▸ Task brief
Set down the lines that begin at the top of the records and end with the line containing "linked_02 = [None, 0.268, 0.224, 0.112]", and drop every picture.

--

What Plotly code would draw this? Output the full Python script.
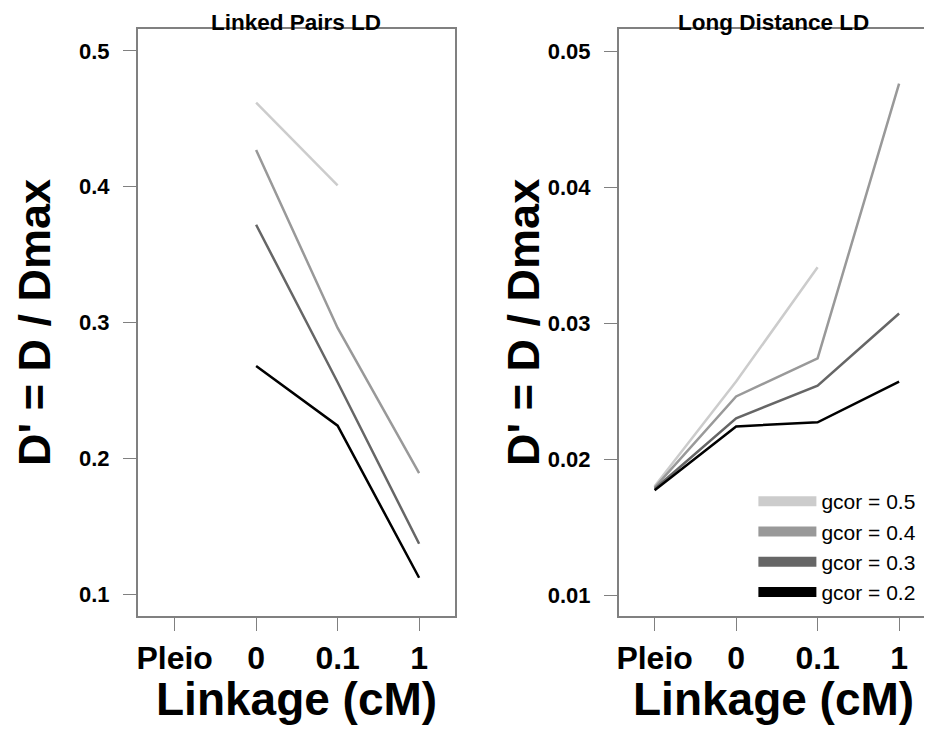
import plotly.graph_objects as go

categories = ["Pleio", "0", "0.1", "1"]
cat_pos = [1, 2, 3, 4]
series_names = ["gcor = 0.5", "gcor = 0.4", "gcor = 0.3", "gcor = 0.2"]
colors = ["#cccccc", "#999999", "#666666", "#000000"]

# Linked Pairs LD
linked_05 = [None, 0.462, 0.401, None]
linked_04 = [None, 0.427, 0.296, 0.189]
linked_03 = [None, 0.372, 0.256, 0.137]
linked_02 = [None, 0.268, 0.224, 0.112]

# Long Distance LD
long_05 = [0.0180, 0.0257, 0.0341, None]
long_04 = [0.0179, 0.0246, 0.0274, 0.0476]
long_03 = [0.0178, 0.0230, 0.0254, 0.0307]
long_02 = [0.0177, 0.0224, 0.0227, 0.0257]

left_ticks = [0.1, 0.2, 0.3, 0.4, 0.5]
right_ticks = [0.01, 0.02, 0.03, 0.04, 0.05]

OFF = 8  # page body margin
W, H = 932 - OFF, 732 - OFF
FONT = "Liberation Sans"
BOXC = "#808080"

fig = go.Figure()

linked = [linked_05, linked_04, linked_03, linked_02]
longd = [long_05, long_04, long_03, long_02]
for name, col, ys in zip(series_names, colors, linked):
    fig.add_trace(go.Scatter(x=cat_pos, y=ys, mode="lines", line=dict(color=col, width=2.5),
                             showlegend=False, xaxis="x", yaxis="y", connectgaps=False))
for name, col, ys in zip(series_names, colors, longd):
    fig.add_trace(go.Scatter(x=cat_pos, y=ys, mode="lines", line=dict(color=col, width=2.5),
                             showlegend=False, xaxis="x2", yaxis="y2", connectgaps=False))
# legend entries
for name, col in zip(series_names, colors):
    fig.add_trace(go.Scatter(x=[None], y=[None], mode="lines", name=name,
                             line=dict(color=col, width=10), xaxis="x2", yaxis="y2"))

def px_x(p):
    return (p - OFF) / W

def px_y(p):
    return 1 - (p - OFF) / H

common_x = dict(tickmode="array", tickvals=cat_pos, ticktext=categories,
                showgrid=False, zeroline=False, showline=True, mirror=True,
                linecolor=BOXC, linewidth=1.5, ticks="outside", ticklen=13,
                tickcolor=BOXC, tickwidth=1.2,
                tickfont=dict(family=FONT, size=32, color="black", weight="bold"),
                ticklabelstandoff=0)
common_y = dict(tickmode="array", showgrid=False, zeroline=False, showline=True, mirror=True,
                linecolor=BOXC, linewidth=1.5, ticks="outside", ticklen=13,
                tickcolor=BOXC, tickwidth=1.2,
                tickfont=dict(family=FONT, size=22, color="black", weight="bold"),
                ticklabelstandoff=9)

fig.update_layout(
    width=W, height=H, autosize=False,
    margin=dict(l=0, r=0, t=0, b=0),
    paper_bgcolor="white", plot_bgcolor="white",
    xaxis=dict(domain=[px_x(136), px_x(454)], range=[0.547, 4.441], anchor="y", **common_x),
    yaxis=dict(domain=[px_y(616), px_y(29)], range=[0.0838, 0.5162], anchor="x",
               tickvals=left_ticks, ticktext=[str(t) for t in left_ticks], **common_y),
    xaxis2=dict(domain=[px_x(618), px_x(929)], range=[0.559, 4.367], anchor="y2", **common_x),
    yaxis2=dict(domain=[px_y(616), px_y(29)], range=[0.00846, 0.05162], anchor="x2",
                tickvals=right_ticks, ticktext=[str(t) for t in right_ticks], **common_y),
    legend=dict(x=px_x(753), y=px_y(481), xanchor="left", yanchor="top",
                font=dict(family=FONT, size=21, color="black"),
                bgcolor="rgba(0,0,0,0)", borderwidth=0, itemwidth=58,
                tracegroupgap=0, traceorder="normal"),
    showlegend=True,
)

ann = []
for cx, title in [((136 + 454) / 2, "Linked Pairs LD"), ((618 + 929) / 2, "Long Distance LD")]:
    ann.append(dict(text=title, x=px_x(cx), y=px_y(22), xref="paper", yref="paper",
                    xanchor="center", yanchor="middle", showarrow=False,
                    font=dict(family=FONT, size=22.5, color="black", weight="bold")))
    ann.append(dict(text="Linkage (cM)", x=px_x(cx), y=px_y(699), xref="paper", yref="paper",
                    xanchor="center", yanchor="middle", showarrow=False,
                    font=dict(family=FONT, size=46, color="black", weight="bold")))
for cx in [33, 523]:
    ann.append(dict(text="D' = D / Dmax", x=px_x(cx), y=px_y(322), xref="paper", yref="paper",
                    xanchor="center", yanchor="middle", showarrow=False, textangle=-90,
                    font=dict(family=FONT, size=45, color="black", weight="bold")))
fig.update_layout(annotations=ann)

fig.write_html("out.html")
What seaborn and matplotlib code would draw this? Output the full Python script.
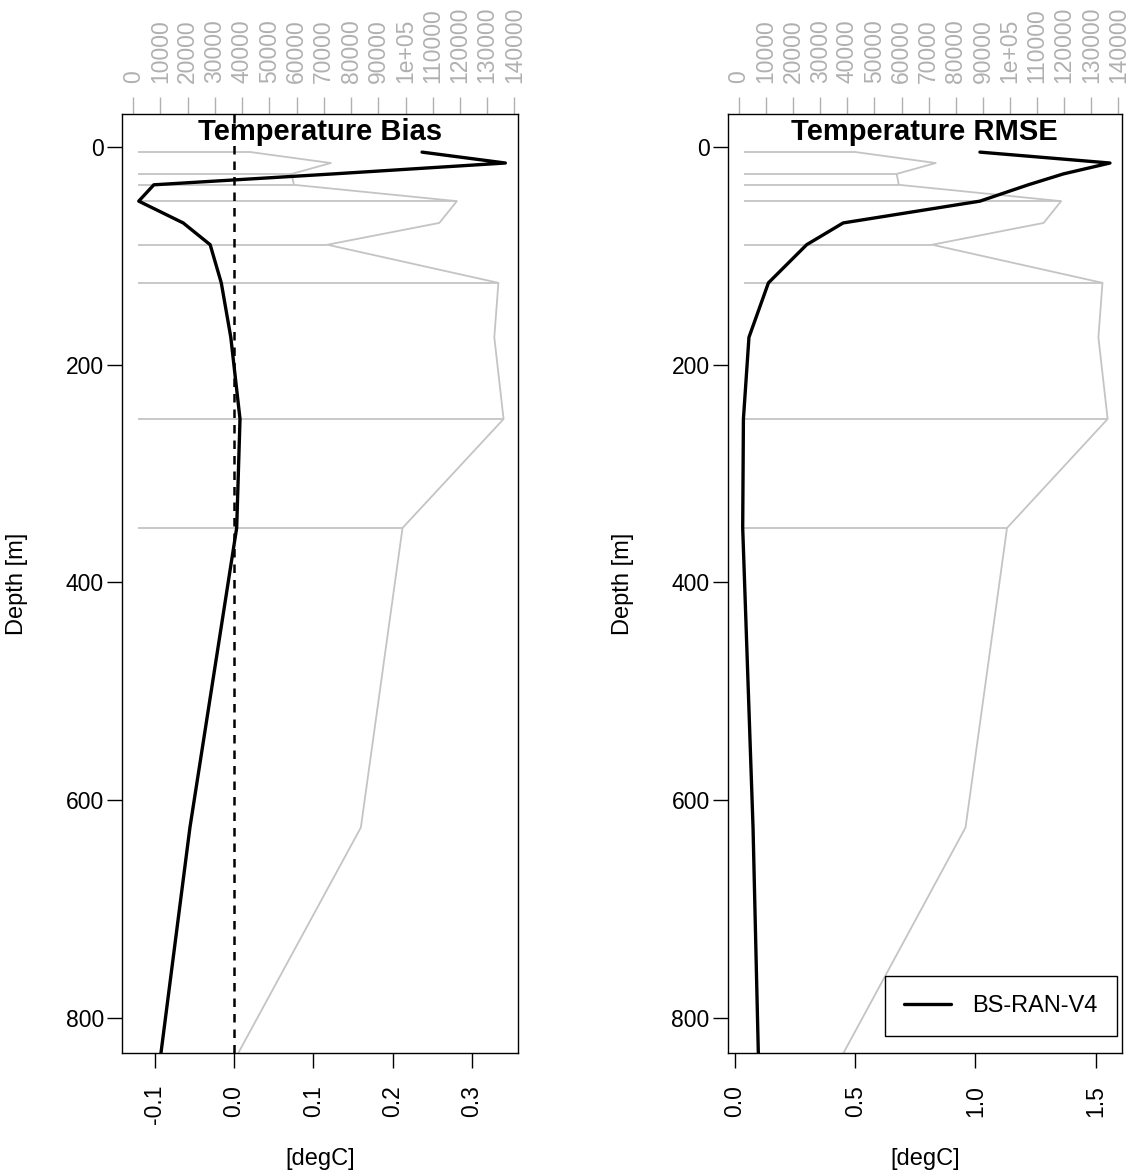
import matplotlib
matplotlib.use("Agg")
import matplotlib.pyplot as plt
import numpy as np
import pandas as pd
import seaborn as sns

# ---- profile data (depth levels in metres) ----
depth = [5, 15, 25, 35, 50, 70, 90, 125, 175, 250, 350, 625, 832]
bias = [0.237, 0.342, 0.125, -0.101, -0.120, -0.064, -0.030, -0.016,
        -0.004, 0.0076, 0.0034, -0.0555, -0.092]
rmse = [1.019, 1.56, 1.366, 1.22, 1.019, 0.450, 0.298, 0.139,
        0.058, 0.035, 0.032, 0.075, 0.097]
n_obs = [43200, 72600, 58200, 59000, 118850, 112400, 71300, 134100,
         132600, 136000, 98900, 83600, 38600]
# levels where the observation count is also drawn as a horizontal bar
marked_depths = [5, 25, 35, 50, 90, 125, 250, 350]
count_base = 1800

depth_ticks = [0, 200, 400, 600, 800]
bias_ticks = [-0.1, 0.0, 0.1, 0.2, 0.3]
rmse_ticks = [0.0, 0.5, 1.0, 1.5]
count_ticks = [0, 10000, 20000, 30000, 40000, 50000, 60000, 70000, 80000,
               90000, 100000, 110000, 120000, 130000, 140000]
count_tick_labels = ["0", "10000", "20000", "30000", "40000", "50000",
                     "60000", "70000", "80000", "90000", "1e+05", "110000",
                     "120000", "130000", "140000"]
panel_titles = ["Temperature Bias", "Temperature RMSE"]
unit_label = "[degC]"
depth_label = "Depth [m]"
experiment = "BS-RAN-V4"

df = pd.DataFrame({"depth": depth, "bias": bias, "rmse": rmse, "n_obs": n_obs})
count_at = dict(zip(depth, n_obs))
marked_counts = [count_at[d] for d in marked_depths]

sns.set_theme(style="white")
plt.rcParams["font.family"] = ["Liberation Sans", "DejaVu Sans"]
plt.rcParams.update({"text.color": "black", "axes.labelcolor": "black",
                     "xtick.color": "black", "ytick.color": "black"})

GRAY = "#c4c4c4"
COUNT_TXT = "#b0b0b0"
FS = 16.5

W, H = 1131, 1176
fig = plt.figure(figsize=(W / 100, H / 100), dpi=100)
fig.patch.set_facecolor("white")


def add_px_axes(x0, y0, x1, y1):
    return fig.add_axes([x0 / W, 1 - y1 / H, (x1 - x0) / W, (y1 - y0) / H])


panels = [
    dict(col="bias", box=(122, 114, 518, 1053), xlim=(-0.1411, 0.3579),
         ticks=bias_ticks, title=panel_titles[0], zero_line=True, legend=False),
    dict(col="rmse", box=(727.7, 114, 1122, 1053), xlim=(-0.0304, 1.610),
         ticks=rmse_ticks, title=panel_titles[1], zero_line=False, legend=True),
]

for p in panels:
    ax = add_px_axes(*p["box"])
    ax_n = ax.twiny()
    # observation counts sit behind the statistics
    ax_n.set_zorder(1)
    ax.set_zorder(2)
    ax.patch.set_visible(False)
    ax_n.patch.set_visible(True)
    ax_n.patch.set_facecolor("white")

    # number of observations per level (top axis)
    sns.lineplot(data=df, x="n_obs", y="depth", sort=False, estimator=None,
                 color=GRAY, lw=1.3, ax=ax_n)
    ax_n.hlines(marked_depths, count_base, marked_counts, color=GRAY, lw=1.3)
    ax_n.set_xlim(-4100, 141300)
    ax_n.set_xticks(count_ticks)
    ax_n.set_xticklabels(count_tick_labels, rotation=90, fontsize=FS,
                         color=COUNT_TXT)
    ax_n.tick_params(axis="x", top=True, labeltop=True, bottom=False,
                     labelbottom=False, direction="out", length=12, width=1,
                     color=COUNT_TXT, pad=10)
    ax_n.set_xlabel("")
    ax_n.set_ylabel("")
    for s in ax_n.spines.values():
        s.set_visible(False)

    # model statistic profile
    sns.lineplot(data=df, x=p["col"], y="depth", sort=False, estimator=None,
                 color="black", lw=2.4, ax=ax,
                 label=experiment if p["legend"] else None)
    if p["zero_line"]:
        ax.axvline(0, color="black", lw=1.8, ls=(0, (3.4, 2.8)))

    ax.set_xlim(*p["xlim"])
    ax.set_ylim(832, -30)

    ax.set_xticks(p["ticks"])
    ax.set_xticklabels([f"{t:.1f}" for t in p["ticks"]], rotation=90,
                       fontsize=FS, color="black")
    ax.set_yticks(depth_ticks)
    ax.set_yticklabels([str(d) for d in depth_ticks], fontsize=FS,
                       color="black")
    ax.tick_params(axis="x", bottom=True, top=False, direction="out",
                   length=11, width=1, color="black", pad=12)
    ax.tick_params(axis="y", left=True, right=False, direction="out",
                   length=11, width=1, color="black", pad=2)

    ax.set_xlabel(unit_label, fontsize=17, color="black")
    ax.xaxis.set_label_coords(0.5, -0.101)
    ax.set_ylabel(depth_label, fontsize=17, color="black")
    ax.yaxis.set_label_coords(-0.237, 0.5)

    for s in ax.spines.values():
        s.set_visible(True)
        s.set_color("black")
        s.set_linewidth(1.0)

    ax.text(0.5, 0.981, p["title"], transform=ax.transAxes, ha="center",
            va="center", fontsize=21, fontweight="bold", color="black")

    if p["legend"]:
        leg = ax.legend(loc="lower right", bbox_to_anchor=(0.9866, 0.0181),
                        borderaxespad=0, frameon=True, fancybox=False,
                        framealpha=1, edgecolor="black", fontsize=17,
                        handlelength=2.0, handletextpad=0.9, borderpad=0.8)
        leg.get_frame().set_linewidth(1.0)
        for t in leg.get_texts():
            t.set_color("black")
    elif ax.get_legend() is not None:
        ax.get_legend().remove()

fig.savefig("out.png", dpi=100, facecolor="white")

--

▸ Final answer
What Plotly code would draw this? Output the full Python script.
import plotly.graph_objects as go

categories = ["Pleio", "0", "0.1", "1"]
cat_pos = [1, 2, 3, 4]
series_names = ["gcor = 0.5", "gcor = 0.4", "gcor = 0.3", "gcor = 0.2"]
colors = ["#cccccc", "#999999", "#666666", "#000000"]

# Linked Pairs LD
linked_05 = [None, 0.462, 0.401, None]
linked_04 = [None, 0.427, 0.296, 0.189]
linked_03 = [None, 0.372, 0.256, 0.137]
linked_02 = [None, 0.268, 0.224, 0.112]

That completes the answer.